OMAHA, Neb. (WOWT) – On Saturday, the Nebraska Secretary of State’s Division of Elections held public hearings for all 6 Nebraska ballot initiatives, one being the partial private tuition scholarship referendum.

On November 5, Nebraskans will vote to partially repeal LB1402, which passed in April. Section 1 of 1402, allocates $10 million from the general fund, public money, for private education scholarships.

Tim Royers, president of the Nebraska State Education Association, hopes voters will repeal it. Before the public hearing, Royers and his supporters wrote handwritten letters to send to voters with information about why they should repeal.

“Unfortunately, what we’ve seen is worse academic outcomes for all kids, whether they go to a private school or a public school, they do worse academically,” Royers said. “The other thing we’re seeing is these programs are absolutely growing in size and eating more and more out of state budgets with each passing year.”

He worries that failure to repeal could mean more public money going to private institutions.

“This comes at a time when a number of school districts in the Omaha area are seeing cuts to their state funding,” Royers explained. “Bellevue, Gretna, Papillion, Millard, they all lost millions of dollars in state funding this school year. So at the same time as those communities are losing support, we’re now extracting dollars to go to private schools, and that’s the fundamental problem.”

He argued that this program could raise property taxes if not repealed.

“Even if students leave our public schools through this voucher program, there will be no reduction in spending by our schools,” Royers said. “So if we drop state funding, but there’s no cost reduction, it’s going to have to be on the back of our local property taxes, or we’re just going to have to cut teaching positions and cut programs.”

Senator Lou Ann Linehan of Elkhorn introduced LB1402. She told 6 News the bill is about giving kids more opportunities.
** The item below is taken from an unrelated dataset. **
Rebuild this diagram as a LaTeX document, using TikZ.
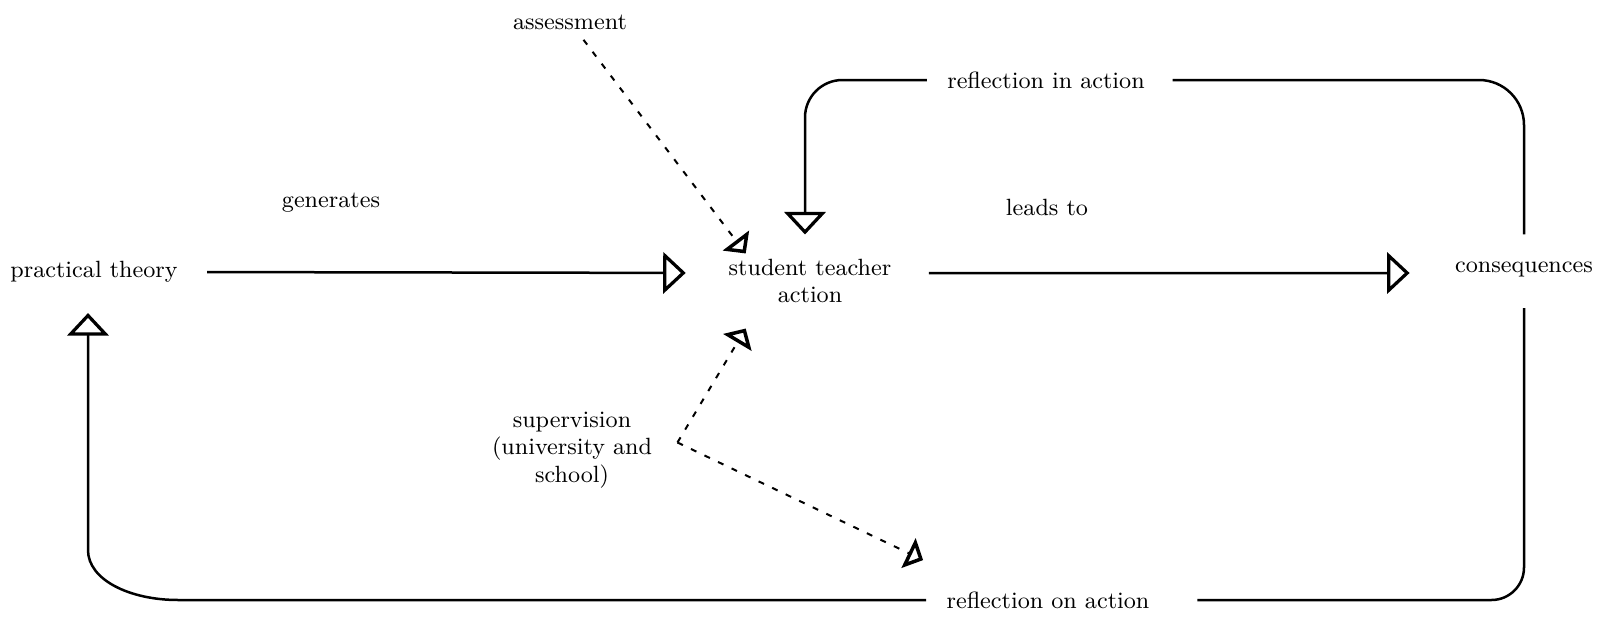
\documentclass[tikz,border=0pt]{standalone}
\usepackage{tikz}
\usetikzlibrary{arrows.meta}

\begin{document}
\begin{tikzpicture}[x=0.4pt, y=-0.4pt,
  lbl/.style={inner sep=0pt, align=center, font=\fontsize{9.4}{11}\selectfont},
  link/.style={line width=1pt},
  flow/.style={line width=1pt, -{Triangle[open, length=9pt, width=16.5pt, line width=1.3pt]}},
  dflow/.style={line width=0.8pt, dash pattern=on 2.4pt off 3.6pt, -{Triangle[open, length=6.5pt, width=13pt, line width=1.4pt]}}]
\useasboundingbox (0,0) rectangle (1608,620);
%% labels
\node[lbl] (theory) at (94,272) {practical theory};
\node[lbl] (action) at (810,281) {student teacher\\action};
\node[lbl] (cons) at (1524,270) {consequences};
\node[lbl] (generates) at (331,203) {generates};
\node[lbl] (leads) at (1047,207) {leads to};
\node[lbl] (assess) at (570,22) {assessment};
\node[lbl] (reflin) at (1046,80) {reflection in action};
\node[lbl] (reflon) at (1048,600) {reflection on action};
\node[lbl] (superv) at (572,450) {supervision\\(university and\\school)};
\coordinate (fork) at ([xshift=10pt,yshift=3pt]superv.east);
%% main line
\draw[flow, shorten <=11.6pt, shorten >=17pt] (theory.east) -- ([yshift=3.2pt]action.west);
\draw[flow, shorten <=14.8pt, shorten >=18pt] ([yshift=3.2pt]action.east) -- ([yshift=-1.2pt]cons.west);
%% reflection in action
\draw[link, rounded corners=18pt] ([yshift=11pt]cons.north) |- ([xshift=11pt]reflin.east);
\draw[flow, rounded corners=15pt] ([xshift=-8pt]reflin.west) -| ([xshift=-2pt,yshift=9.6pt]action.north);
%% reflection on action
\draw[link, rounded corners=13pt] ([yshift=-12pt]cons.south) |- ([xshift=19pt]reflon.east);
\draw[flow, shorten >=12pt] ([xshift=-8pt]reflon.west) -- (178,600) .. controls (130,600) and (88,580) .. (88,550) -- (theory.south -| 88,0);
%% assessment and supervision
\draw[dflow, shorten <=5pt] (assess) -- ([xshift=7pt,yshift=2pt]action.north west);
\draw[dflow] (fork) -- ([xshift=7pt,yshift=-10pt]action.south west);
\draw[dflow] (fork) -- ([xshift=-9.2pt,yshift=12.4pt]reflon.north west);
\end{tikzpicture}
\end{document}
“The kids we’re leaving behind are low-income kids whose parents don’t have a choice to move to Elkhorn, move to the Westside, or move to Millard,” Senator Linehan explained. “I don’t think it’s fair to have kids who don’t have options when we’re a city full of options.”

She says 1402 does not divert funds from public education.
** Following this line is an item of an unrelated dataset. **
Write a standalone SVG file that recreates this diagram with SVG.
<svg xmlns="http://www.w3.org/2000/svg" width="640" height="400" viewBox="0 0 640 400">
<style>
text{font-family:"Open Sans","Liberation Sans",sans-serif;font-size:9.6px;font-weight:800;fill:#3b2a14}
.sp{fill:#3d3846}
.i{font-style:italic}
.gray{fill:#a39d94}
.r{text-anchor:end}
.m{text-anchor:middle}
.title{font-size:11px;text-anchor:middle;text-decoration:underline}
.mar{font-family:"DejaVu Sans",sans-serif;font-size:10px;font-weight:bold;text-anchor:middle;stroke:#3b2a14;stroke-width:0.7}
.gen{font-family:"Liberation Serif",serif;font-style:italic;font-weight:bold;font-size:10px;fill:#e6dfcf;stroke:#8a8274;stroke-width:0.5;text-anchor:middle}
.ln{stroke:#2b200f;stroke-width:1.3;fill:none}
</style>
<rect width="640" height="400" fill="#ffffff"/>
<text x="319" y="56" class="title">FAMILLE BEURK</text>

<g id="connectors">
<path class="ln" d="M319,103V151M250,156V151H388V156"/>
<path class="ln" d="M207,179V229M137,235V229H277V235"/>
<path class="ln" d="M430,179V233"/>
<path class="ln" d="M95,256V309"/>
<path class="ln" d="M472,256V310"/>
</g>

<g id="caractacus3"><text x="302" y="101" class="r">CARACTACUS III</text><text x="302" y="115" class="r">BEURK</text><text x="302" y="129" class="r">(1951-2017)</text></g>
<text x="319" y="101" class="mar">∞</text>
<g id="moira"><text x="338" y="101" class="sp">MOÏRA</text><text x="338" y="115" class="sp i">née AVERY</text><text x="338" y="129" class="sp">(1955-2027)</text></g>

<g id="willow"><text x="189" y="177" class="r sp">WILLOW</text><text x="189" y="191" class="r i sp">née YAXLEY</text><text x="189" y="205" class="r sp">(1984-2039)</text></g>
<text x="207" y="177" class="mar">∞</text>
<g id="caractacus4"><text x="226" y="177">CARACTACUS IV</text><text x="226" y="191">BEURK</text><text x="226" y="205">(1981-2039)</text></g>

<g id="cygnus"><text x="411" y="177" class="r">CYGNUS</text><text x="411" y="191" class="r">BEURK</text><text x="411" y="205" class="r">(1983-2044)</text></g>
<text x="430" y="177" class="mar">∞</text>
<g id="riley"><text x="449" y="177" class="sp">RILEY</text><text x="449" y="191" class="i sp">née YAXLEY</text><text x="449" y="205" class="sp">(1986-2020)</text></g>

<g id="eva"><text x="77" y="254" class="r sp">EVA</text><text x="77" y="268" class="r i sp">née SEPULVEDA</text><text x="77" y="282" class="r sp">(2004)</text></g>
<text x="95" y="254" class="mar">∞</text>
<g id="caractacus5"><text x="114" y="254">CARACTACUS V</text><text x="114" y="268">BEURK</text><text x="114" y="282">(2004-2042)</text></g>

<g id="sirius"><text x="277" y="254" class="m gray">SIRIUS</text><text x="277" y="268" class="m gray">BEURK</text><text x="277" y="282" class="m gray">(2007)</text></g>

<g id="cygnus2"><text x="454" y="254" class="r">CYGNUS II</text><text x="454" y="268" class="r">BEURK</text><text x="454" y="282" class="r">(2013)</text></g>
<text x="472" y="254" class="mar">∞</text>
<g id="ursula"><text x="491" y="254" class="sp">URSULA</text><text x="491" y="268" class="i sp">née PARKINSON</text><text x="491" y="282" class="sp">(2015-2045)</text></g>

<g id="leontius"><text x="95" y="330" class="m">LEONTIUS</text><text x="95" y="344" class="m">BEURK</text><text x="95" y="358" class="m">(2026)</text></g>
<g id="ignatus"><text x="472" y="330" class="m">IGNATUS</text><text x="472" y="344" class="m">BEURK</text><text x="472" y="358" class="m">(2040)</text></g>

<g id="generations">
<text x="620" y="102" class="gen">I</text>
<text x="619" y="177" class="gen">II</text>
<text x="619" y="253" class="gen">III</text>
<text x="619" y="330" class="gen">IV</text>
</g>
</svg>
“Two years ago, when we passed the original school choice bill, we also dramatically increased public funding,” said Senator Linehan. “We have set aside a billion dollars for the education future fund. We used to pay 40% of ed. special, we know we pay 80%. That one thing costs $150 million, so we increased the public findings for special editions by $150 million. If you’re not an equalized school, you might not get a lot of money per child, so now every child in a public school in Nebraska, regardless of formula, gets $1,500 per student, so that program, those increases cost $328 million. The scholarship program is $10 million.”
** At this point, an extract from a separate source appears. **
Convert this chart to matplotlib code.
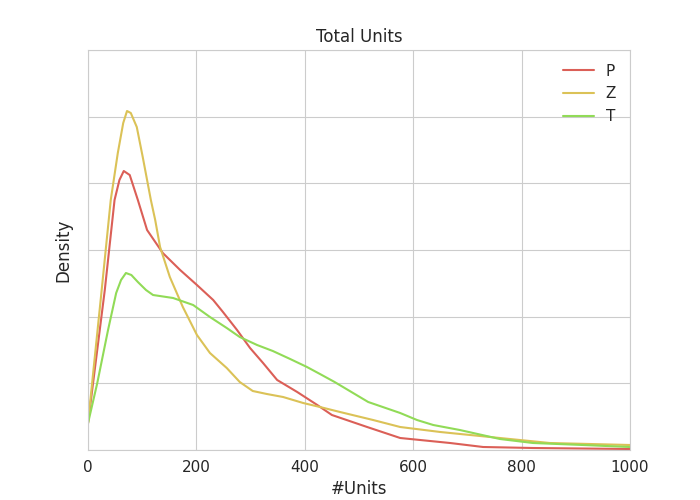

At the public hearing, opponents and supporters spoke about LB1402 and why it should or should not be repealed. Omaha Sen. Justin Wayne gave his reasoning to keep LB 1402.

“I’ve been against school choice 15 years ago, 10 years ago, 8 years ago, 7 years ago, but in the last 5 years we’ve run out of options,” said Senator Wayne. “The child in North Omaha needs an opportunity, that parent needs that choice. Therefore, please vote to keep 1402.”

Arizona, Iowa and Florida have passed similar legislation.